Honestly? Can you blame them? In a region where a studio apartment goes for $2,800 a month, a nice patch of grass near a medical facility is basically winning the Bay Area housing lottery. Free healthcare access, decent foot traffic for breadcrumb opportunities, and zero landlords demanding first, last, and security deposit.

The geese have been spotted doing what geese do best — waddling with an unearned sense of authority, honking at passersby, and generally acting like they own the place. Which, in a way, they do. California's wildlife protection laws mean these feathered squatters have more tenant rights than most actual renters in the Bay Area.

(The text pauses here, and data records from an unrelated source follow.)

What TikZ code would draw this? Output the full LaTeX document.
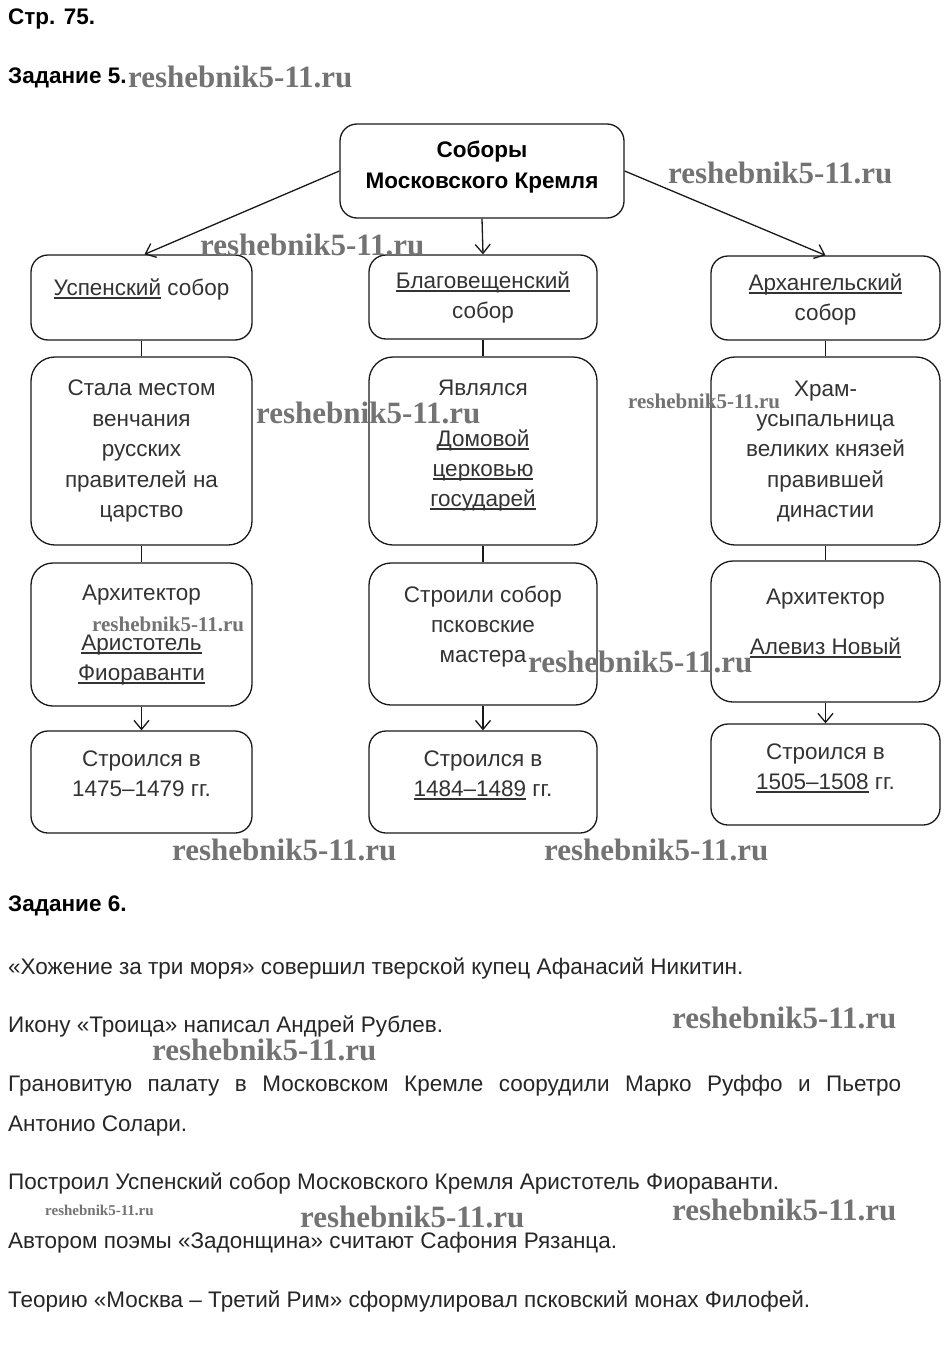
\documentclass[tikz,border=0pt]{standalone}
\usepackage{fontspec}
\setmainfont{Liberation Sans}
\newfontfamily\wmfont{Liberation Serif}
\newcommand\myul[1]{\setbox0\hbox{#1}\rlap{\rule[-3.5pt]{\wd0}{1.1pt}}\box0\relax}
\usetikzlibrary{arrows.meta}
\tikzset{
  box/.style={draw=black!90, line width=1.3pt, rounded corners=17pt, inner sep=0pt},
  arr/.style={draw=black!90, line width=1.3pt, -{Straight Barb[length=9pt,width=15pt,line width=1.3pt]}},
  con/.style={draw=black!90, line width=1.3pt},
  tx/.style={anchor=base, inner sep=0pt, text=black!80, font=\fontsize{22.5}{30}\selectfont},
  hd/.style={anchor=base west, inner sep=0pt, text=black, font=\fontsize{22.5}{30}\selectfont\bfseries},
  para/.style={anchor=base west, inner sep=0pt, text=black!85, font=\fontsize{22.5}{30}\selectfont},
  wm/.style={anchor=west, inner sep=0pt, text=black!55, font=\fontsize{31}{31}\wmfont\bfseries},
  wms/.style={anchor=west, inner sep=0pt, text=black!55, font=\fontsize{21}{21}\wmfont\bfseries},
  wmt/.style={anchor=west, inner sep=0pt, text=black!55, font=\fontsize{15}{15}\wmfont\bfseries},
}
\begin{document}
\begin{tikzpicture}[x=1pt,y=-1pt]
\useasboundingbox (0,0) rectangle (950,1354);
\fill[white] (0,0) rectangle (950,1354);

% headings
\node[hd] (h1) at (8,25) {Стр. 75.};
\node[hd] (h2) at (8,84) {Задание 5.};

% boxes
\node[box, minimum width=284pt, minimum height=94pt] (top) at (482,171) {};
\node[box, minimum width=221pt, minimum height=85pt] (b1) at (141.5,297.5) {};
\node[box, minimum width=228pt, minimum height=84pt] (b2) at (483,297) {};
\node[box, minimum width=229pt, minimum height=84pt] (b3) at (825.5,298) {};
\node[box, rounded corners=24pt, minimum width=221pt, minimum height=188pt] (m1) at (141.5,451) {};
\node[box, rounded corners=24pt, minimum width=228pt, minimum height=188pt] (m2) at (483,451) {};
\node[box, rounded corners=24pt, minimum width=229pt, minimum height=188pt] (m3) at (825.5,451) {};
\node[box, rounded corners=22pt, minimum width=221pt, minimum height=143pt] (a1) at (141.5,634.5) {};
\node[box, rounded corners=22pt, minimum width=228pt, minimum height=142pt] (a2) at (483,634) {};
\node[box, rounded corners=22pt, minimum width=229pt, minimum height=141pt] (a3) at (825.5,631.5) {};
\node[box, minimum width=221pt, minimum height=102pt] (y1) at (141.5,782) {};
\node[box, minimum width=228pt, minimum height=102pt] (y2) at (483,782) {};
\node[box, minimum width=229pt, minimum height=101pt] (y3) at (825.5,774.5) {};

% connectors
\draw[arr] (top.west) -- ([xshift=3pt]b1.north);
\draw[arr] (top.south) -- (b2.north);
\draw[arr] (top.east) -- (b3.north);
\draw[con] (b1.south) -- (m1.north);
\draw[con] (b2.south) -- (m2.north);
\draw[con] (b3.south) -- (m3.north);
\draw[con] (m1.south) -- (a1.north);
\draw[con] (m2.south) -- (a2.north);
\draw[con] (m3.south) -- (a3.north);
\draw[arr] (a1.south) -- (y1.north);
\draw[arr] (a2.south) -- (y2.north);
\draw[arr] (a3.south) -- (y3.north);

% texts in boxes
\node[tx, text=black, font=\fontsize{22.5}{30}\selectfont\bfseries] (t1) at (482,157) {Соборы};
\node[tx, text=black, font=\fontsize{22.5}{30}\selectfont\bfseries] (t2) at (482,188) {Московского Кремля};

\node[tx] (b1a) at (141.5,295) {\myul{Успенский} собор};
\node[tx] (b2a) at (483,288) {\myul{Благовещенский}};
\node[tx] (b2b) at (483,318) {собор};
\node[tx] (b3a) at (825.5,290) {\myul{Архангельский}};
\node[tx] (b3b) at (825.5,320) {собор};

\node[tx] (m1a) at (141.5,395) {Стала местом};
\node[tx] (m1b) at (141.5,426) {венчания};
\node[tx] (m1c) at (141.5,456) {русских};
\node[tx] (m1d) at (141.5,487) {правителей на};
\node[tx] (m1e) at (141.5,517) {царство};

\node[tx] (m2a) at (483,395) {Являлся};
\node[tx] (m2b) at (483,446) {\myul{Домовой}};
\node[tx] (m2c) at (483,476) {\myul{церковью}};
\node[tx] (m2d) at (483,506) {\myul{государей}};

\node[tx] (m3a) at (825.5,396) {Храм-};
\node[tx] (m3b) at (825.5,426) {усыпальница};
\node[tx] (m3c) at (825.5,456) {великих князей};
\node[tx] (m3d) at (825.5,487) {правившей};
\node[tx] (m3e) at (825.5,517) {династии};

\node[tx] (a1a) at (141.5,600) {Архитектор};
\node[tx] (a1b) at (141.5,650) {\myul{Аристотель}};
\node[tx] (a1c) at (141.5,680) {\myul{Фиораванти}};

\node[tx] (a2a) at (483,602) {Строили собор};
\node[tx] (a2b) at (483,632) {псковские};
\node[tx] (a2c) at (483,662) {мастера};

\node[tx] (a3a) at (825.5,604) {Архитектор};
\node[tx] (a3b) at (825.5,654) {\myul{Алевиз Новый}};

\node[tx] (y1a) at (141.5,766) {Строился в};
\node[tx] (y1b) at (141.5,796) {1475–1479 гг.};
\node[tx] (y2a) at (483,766) {Строился в};
\node[tx] (y2b) at (483,796) {\myul{1484–1489} гг.};
\node[tx] (y3a) at (825.5,759) {Строился в};
\node[tx] (y3b) at (825.5,789) {\myul{1505–1508} гг.};

% task 6
\node[hd] (h3) at (8,911) {Задание 6.};
\node[para] (p1) at (8,974) {«Хожение за три моря» совершил тверской купец Афанасий Никитин.};
\node[para] (p2) at (8,1032) {Икону «Троица» написал Андрей Рублев.};
\node[para] (p3) at (8,1091) {\makebox[893pt][s]{Грановитую палату в Московском Кремле соорудили Марко Руффо и Пьетро}};
\node[para] (p4) at (8,1131) {Антонио Солари.};
\node[para] (p5) at (8,1189) {Построил Успенский собор Московского Кремля Аристотель Фиораванти.};
\node[para] (p6) at (8,1248) {Автором поэмы «Задонщина» считают Сафония Рязанца.};
\node[para] (p7) at (8,1307) {Теорию «Москва – Третий Рим» сформулировал псковский монах Филофей.};

% watermarks
\node[wm] (w1) at (128,77) {reshebnik5-11.ru};
\node[wm] (w2) at (668,173) {reshebnik5-11.ru};
\node[wm] (w3) at (200,245) {reshebnik5-11.ru};
\node[wm] (w4) at (256,413) {reshebnik5-11.ru};
\node[wms] (w5) at (628,401) {reshebnik5-11.ru};
\node[wms] (w6) at (92,624) {reshebnik5-11.ru};
\node[wm] (w7) at (528,662) {reshebnik5-11.ru};
\node[wm] (w8) at (172,850) {reshebnik5-11.ru};
\node[wm] (w9) at (544,850) {reshebnik5-11.ru};
\node[wm] (w10) at (672,1018) {reshebnik5-11.ru};
\node[wm] (w11) at (152,1050) {reshebnik5-11.ru};
\node[wmt] (w12) at (45,1210) {reshebnik5-11.ru};
\node[wm] (w13) at (300,1217) {reshebnik5-11.ru};
\node[wm] (w14) at (672,1210) {reshebnik5-11.ru};
\end{tikzpicture}
\end{document}
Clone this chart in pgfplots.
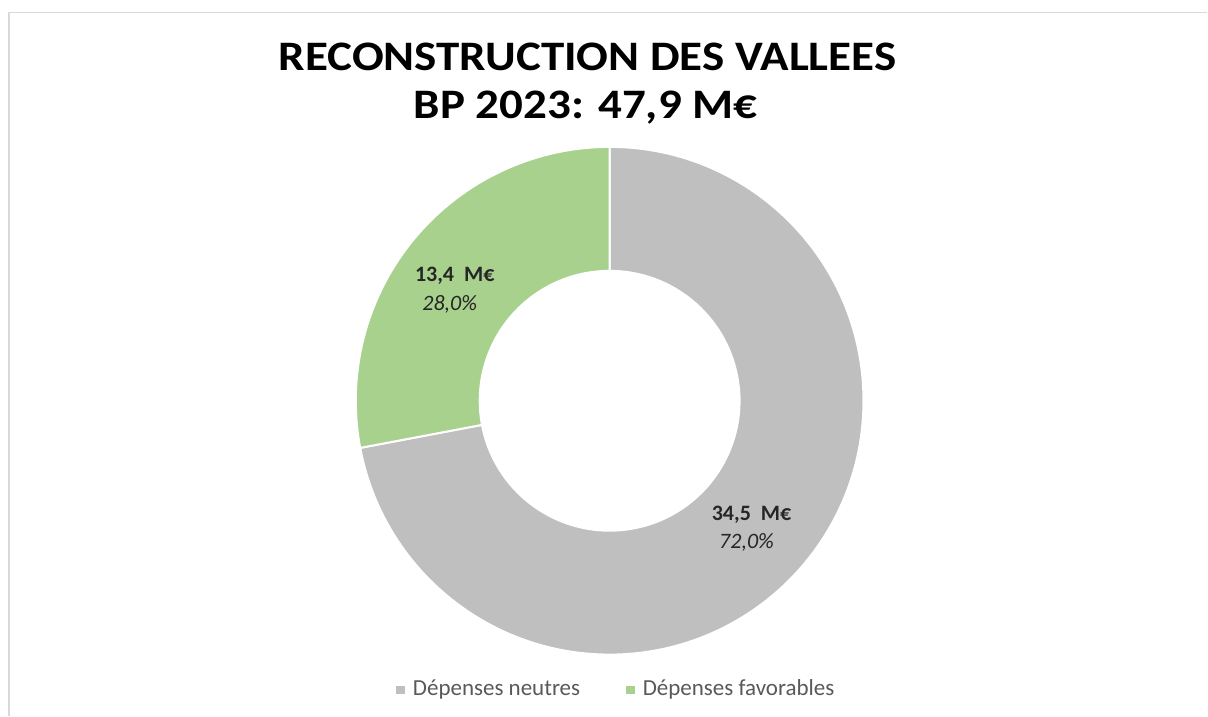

For drivers on Arques, the situation adds a new variable to an already chaotic commute. Geese are not known for their respect of traffic laws, crosswalk signals, or basic self-preservation instincts. They walk where they want, when they want, at whatever pace they want. They are, in many ways, the spirit animal of Bay Area jaywalkers.

Our advice? Slow down, give them space, and maybe appreciate the brief moment of absurd nature-meets-suburbia that makes living here occasionally charming instead of just expensive. The geese aren't hurting anyone — which is more than we can say for most government programs.

Just don't feed them. Seriously. You create one entitled goose, and suddenly you've got a whole flock demanding universal basic breadcrumbs.